WRITTEN TASK:
Output the full listing below exactly as it reads, and skip anything that is a picture.
####################
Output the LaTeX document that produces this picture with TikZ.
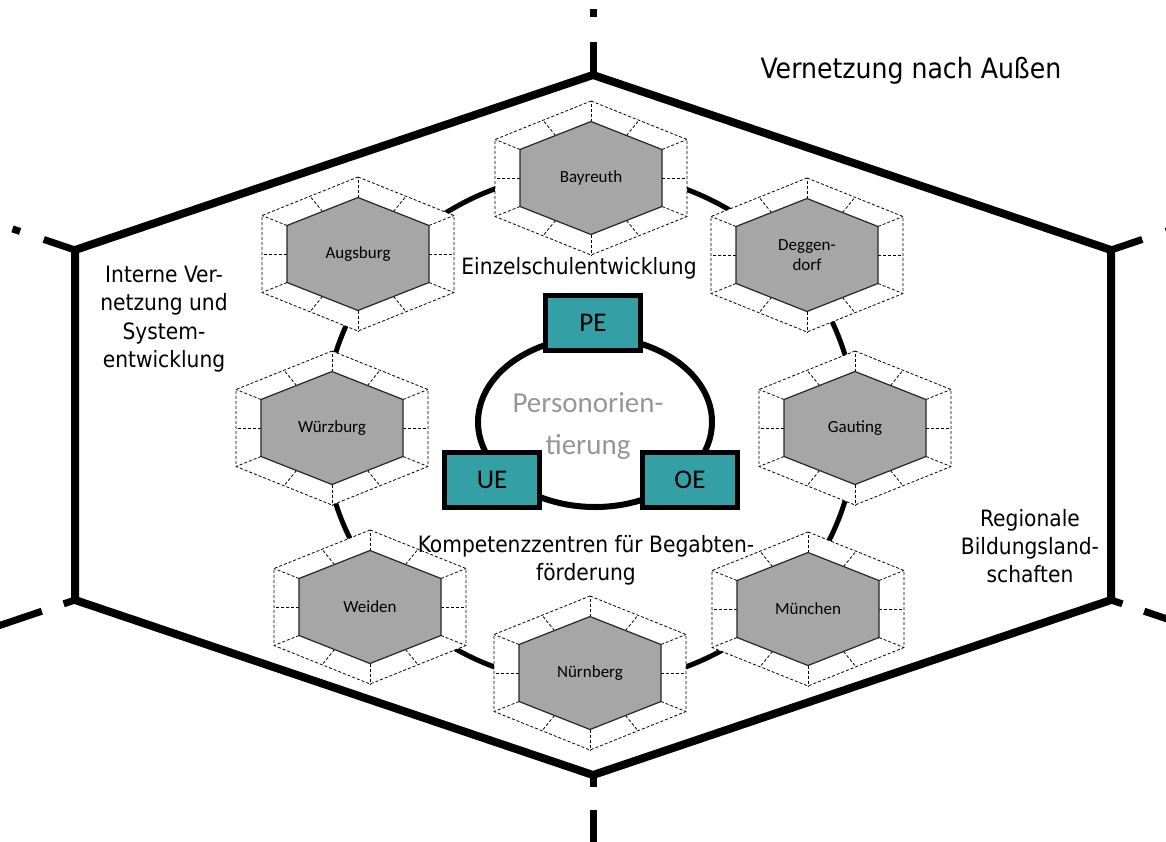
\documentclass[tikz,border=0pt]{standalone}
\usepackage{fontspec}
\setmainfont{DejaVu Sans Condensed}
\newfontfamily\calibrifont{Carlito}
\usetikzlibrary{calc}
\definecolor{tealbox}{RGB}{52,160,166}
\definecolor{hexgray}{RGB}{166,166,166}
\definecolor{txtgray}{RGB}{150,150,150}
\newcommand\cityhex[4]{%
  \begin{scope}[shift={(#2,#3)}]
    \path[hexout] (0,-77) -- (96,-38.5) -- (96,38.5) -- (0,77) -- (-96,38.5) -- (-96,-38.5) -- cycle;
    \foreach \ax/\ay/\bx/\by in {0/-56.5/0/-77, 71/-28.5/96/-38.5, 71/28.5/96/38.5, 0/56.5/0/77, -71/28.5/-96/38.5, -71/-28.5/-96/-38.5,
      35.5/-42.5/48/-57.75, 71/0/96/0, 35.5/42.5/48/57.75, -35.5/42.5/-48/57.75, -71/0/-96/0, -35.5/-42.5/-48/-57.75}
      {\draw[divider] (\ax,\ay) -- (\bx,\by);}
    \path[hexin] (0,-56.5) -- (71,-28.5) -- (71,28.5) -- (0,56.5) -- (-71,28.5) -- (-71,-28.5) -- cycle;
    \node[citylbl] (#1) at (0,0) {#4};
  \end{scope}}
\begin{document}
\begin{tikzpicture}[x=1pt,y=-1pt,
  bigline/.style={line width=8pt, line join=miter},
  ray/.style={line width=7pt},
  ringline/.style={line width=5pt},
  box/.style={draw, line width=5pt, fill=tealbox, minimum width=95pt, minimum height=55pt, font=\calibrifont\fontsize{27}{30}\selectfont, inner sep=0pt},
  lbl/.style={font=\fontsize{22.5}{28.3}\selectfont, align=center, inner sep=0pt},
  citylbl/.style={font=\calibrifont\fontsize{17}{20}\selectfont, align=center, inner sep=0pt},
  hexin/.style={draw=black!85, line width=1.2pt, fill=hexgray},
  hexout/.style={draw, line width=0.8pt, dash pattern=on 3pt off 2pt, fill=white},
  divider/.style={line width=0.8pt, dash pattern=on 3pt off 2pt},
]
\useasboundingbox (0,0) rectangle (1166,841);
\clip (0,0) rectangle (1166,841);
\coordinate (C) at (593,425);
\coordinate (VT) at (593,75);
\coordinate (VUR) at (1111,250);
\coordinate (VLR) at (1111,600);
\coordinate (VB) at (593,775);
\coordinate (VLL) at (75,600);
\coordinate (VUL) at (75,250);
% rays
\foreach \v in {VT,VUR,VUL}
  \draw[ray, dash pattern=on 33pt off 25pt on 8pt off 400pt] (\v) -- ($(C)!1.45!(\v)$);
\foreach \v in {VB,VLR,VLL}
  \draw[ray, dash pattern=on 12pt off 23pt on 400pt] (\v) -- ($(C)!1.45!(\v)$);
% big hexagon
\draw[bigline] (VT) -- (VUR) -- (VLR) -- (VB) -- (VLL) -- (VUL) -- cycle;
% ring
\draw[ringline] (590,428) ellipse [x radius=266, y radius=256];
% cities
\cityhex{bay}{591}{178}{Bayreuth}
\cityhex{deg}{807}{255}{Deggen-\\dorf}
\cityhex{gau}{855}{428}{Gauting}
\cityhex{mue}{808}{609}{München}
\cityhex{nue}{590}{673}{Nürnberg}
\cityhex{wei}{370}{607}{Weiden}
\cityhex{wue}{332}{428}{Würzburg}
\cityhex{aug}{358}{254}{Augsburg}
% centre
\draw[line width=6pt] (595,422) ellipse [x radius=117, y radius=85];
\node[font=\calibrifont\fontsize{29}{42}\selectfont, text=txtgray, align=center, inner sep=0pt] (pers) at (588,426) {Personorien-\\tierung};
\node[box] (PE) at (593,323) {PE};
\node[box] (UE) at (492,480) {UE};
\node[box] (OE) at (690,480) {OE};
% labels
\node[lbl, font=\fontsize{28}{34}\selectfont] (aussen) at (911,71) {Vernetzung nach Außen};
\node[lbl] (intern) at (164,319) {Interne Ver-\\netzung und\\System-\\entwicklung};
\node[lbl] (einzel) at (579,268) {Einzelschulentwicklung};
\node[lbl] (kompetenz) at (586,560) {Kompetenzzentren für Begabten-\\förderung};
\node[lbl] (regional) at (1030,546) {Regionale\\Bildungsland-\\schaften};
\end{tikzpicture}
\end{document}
####################
TASK OUTPUT:
Output the LaTeX document that produces this picture with TikZ.
\documentclass[tikz,border=0pt]{standalone}
\usepackage{fontspec}
\setmainfont{DejaVu Sans Condensed}
\newfontfamily\calibrifont{Carlito}
\usetikzlibrary{calc}
\definecolor{tealbox}{RGB}{52,160,166}
\definecolor{hexgray}{RGB}{166,166,166}
\definecolor{txtgray}{RGB}{150,150,150}
\newcommand\cityhex[4]{%
  \begin{scope}[shift={(#2,#3)}]
    \path[hexout] (0,-77) -- (96,-38.5) -- (96,38.5) -- (0,77) -- (-96,38.5) -- (-96,-38.5) -- cycle;
    \foreach \ax/\ay/\bx/\by in {0/-56.5/0/-77, 71/-28.5/96/-38.5, 71/28.5/96/38.5, 0/56.5/0/77, -71/28.5/-96/38.5, -71/-28.5/-96/-38.5,
      35.5/-42.5/48/-57.75, 71/0/96/0, 35.5/42.5/48/57.75, -35.5/42.5/-48/57.75, -71/0/-96/0, -35.5/-42.5/-48/-57.75}
      {\draw[divider] (\ax,\ay) -- (\bx,\by);}
    \path[hexin] (0,-56.5) -- (71,-28.5) -- (71,28.5) -- (0,56.5) -- (-71,28.5) -- (-71,-28.5) -- cycle;
    \node[citylbl] (#1) at (0,0) {#4};
  \end{scope}}
\begin{document}
\begin{tikzpicture}[x=1pt,y=-1pt,
  bigline/.style={line width=8pt, line join=miter},
  ray/.style={line width=7pt},
  ringline/.style={line width=5pt},
  box/.style={draw, line width=5pt, fill=tealbox, minimum width=95pt, minimum height=55pt, font=\calibrifont\fontsize{27}{30}\selectfont, inner sep=0pt},
  lbl/.style={font=\fontsize{22.5}{28.3}\selectfont, align=center, inner sep=0pt},
  citylbl/.style={font=\calibrifont\fontsize{17}{20}\selectfont, align=center, inner sep=0pt},
  hexin/.style={draw=black!85, line width=1.2pt, fill=hexgray},
  hexout/.style={draw, line width=0.8pt, dash pattern=on 3pt off 2pt, fill=white},
  divider/.style={line width=0.8pt, dash pattern=on 3pt off 2pt},
]
\useasboundingbox (0,0) rectangle (1166,841);
\clip (0,0) rectangle (1166,841);
\coordinate (C) at (593,425);
\coordinate (VT) at (593,75);
\coordinate (VUR) at (1111,250);
\coordinate (VLR) at (1111,600);
\coordinate (VB) at (593,775);
\coordinate (VLL) at (75,600);
\coordinate (VUL) at (75,250);
% rays
\foreach \v in {VT,VUR,VUL}
  \draw[ray, dash pattern=on 33pt off 25pt on 8pt off 400pt] (\v) -- ($(C)!1.45!(\v)$);
\foreach \v in {VB,VLR,VLL}
  \draw[ray, dash pattern=on 12pt off 23pt on 400pt] (\v) -- ($(C)!1.45!(\v)$);
% big hexagon
\draw[bigline] (VT) -- (VUR) -- (VLR) -- (VB) -- (VLL) -- (VUL) -- cycle;
% ring
\draw[ringline] (590,428) ellipse [x radius=266, y radius=256];
% cities
\cityhex{bay}{591}{178}{Bayreuth}
\cityhex{deg}{807}{255}{Deggen-\\dorf}
\cityhex{gau}{855}{428}{Gauting}
\cityhex{mue}{808}{609}{München}
\cityhex{nue}{590}{673}{Nürnberg}
\cityhex{wei}{370}{607}{Weiden}
\cityhex{wue}{332}{428}{Würzburg}
\cityhex{aug}{358}{254}{Augsburg}
% centre
\draw[line width=6pt] (595,422) ellipse [x radius=117, y radius=85];
\node[font=\calibrifont\fontsize{29}{42}\selectfont, text=txtgray, align=center, inner sep=0pt] (pers) at (588,426) {Personorien-\\tierung};
\node[box] (PE) at (593,323) {PE};
\node[box] (UE) at (492,480) {UE};
\node[box] (OE) at (690,480) {OE};
% labels
\node[lbl, font=\fontsize{28}{34}\selectfont] (aussen) at (911,71) {Vernetzung nach Außen};
\node[lbl] (intern) at (164,319) {Interne Ver-\\netzung und\\System-\\entwicklung};
\node[lbl] (einzel) at (579,268) {Einzelschulentwicklung};
\node[lbl] (kompetenz) at (586,560) {Kompetenzzentren für Begabten-\\förderung};
\node[lbl] (regional) at (1030,546) {Regionale\\Bildungsland-\\schaften};
\end{tikzpicture}
\end{document}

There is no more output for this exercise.